**Aim**. Scan the data below for the string "this". Show every line where it turns up.

**Data block**.
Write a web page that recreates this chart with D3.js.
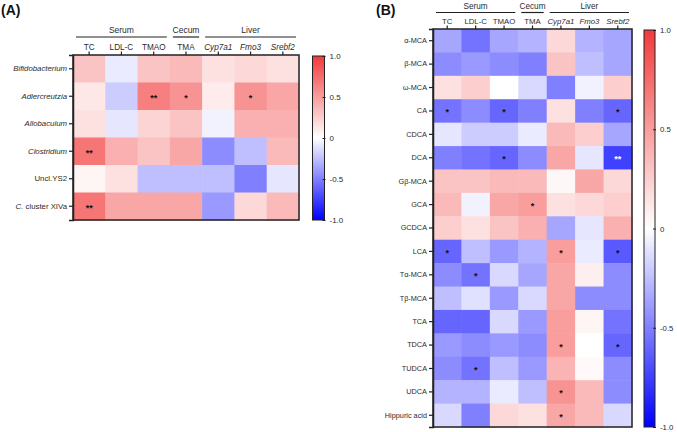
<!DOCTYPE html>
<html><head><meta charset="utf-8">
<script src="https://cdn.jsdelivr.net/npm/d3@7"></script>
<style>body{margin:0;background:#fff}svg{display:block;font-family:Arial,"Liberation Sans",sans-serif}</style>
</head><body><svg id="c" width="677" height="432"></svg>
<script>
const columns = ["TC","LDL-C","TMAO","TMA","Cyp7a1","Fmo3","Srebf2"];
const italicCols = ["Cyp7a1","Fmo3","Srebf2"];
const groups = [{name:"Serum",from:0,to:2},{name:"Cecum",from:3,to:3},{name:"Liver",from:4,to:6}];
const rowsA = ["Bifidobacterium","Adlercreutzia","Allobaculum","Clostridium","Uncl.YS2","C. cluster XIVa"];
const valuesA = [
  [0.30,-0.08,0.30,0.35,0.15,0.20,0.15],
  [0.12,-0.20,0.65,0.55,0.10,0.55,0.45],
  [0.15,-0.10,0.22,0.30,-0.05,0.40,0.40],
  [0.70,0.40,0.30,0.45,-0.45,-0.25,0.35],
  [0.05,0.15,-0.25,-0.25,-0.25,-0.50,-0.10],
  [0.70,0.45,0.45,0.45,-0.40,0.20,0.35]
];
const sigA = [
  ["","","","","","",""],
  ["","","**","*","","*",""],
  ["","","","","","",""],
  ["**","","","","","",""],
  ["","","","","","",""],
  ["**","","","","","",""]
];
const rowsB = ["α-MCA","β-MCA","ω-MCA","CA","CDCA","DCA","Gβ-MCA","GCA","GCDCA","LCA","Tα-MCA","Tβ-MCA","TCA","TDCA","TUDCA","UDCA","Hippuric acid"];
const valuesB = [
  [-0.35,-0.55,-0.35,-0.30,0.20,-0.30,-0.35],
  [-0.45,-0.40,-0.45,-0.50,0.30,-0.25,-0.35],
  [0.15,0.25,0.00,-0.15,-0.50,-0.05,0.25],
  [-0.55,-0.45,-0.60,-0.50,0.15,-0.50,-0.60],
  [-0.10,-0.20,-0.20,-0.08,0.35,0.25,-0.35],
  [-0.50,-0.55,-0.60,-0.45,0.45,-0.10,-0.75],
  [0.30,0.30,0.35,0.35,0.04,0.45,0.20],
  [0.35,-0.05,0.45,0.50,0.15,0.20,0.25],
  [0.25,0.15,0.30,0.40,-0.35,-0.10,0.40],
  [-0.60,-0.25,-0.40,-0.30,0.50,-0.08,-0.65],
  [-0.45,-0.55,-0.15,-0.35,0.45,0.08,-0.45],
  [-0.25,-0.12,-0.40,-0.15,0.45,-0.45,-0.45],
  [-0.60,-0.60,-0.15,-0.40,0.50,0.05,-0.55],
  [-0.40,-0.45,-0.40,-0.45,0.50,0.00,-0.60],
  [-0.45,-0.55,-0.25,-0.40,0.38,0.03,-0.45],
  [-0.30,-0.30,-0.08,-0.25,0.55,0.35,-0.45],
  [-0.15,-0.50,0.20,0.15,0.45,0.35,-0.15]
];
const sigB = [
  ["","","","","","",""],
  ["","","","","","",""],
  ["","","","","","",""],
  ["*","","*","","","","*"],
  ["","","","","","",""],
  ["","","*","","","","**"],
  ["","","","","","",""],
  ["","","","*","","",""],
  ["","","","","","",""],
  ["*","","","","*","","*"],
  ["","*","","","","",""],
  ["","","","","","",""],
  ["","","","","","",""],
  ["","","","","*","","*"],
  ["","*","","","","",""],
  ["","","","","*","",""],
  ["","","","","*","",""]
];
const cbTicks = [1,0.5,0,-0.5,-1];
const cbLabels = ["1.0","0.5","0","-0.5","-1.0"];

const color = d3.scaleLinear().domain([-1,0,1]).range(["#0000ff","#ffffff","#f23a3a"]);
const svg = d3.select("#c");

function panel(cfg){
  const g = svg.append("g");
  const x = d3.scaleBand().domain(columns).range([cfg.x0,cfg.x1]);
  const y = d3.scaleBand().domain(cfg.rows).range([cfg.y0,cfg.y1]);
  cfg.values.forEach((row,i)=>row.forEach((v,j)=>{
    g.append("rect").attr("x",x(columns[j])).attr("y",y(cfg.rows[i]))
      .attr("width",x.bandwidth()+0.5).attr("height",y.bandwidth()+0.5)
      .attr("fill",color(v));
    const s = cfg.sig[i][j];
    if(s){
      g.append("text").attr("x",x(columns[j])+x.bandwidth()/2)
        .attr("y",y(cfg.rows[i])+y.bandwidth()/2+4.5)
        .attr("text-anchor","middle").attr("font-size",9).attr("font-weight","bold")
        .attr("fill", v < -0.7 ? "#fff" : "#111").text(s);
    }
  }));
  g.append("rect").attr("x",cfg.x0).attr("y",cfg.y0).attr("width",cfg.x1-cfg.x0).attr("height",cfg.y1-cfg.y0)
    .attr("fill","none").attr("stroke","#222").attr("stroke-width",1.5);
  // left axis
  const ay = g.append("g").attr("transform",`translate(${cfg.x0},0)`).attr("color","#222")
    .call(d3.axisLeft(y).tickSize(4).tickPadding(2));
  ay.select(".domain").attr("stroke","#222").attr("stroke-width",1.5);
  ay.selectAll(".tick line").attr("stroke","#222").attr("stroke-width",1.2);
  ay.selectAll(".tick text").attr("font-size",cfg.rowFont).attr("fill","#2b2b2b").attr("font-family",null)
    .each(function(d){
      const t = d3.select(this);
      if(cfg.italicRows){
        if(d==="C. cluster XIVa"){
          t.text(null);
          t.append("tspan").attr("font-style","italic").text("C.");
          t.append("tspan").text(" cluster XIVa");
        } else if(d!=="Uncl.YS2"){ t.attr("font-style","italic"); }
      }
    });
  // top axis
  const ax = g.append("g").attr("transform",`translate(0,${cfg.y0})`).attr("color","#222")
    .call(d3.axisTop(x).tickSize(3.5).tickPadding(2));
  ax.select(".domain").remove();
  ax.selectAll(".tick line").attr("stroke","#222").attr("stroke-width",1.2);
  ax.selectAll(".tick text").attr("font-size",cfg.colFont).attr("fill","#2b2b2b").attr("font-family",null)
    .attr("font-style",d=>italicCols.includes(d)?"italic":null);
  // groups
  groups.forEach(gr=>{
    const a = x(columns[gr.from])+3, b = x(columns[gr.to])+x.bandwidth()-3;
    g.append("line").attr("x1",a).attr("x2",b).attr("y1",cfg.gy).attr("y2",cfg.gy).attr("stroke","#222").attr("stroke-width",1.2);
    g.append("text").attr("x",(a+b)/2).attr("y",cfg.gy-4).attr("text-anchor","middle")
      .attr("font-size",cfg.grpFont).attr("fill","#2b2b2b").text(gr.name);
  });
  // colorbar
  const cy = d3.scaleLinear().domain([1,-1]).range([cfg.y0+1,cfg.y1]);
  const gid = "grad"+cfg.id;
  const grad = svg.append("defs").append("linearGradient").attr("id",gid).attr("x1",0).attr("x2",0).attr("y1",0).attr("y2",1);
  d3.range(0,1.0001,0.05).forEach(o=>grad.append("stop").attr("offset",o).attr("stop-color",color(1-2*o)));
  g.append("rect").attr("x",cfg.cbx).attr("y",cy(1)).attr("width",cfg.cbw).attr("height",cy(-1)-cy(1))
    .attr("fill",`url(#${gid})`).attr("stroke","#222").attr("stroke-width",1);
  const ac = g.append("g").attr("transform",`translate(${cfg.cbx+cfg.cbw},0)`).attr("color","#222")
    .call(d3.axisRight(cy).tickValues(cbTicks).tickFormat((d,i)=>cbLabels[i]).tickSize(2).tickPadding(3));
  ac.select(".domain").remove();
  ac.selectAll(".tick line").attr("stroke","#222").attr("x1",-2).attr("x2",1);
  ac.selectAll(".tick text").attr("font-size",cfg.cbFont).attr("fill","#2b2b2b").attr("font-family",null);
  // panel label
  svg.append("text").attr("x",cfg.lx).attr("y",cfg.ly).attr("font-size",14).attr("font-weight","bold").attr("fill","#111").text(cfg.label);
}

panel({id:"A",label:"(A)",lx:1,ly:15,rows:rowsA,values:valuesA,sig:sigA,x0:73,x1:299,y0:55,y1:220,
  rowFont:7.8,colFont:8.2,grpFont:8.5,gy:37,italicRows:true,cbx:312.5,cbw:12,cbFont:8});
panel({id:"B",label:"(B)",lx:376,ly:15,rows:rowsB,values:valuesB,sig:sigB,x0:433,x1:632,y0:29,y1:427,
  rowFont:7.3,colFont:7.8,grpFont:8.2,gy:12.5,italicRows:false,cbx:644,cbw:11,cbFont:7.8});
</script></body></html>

**Task answer**.
Write a web page that recreates this chart with D3.js.
      const t = d3.select(this);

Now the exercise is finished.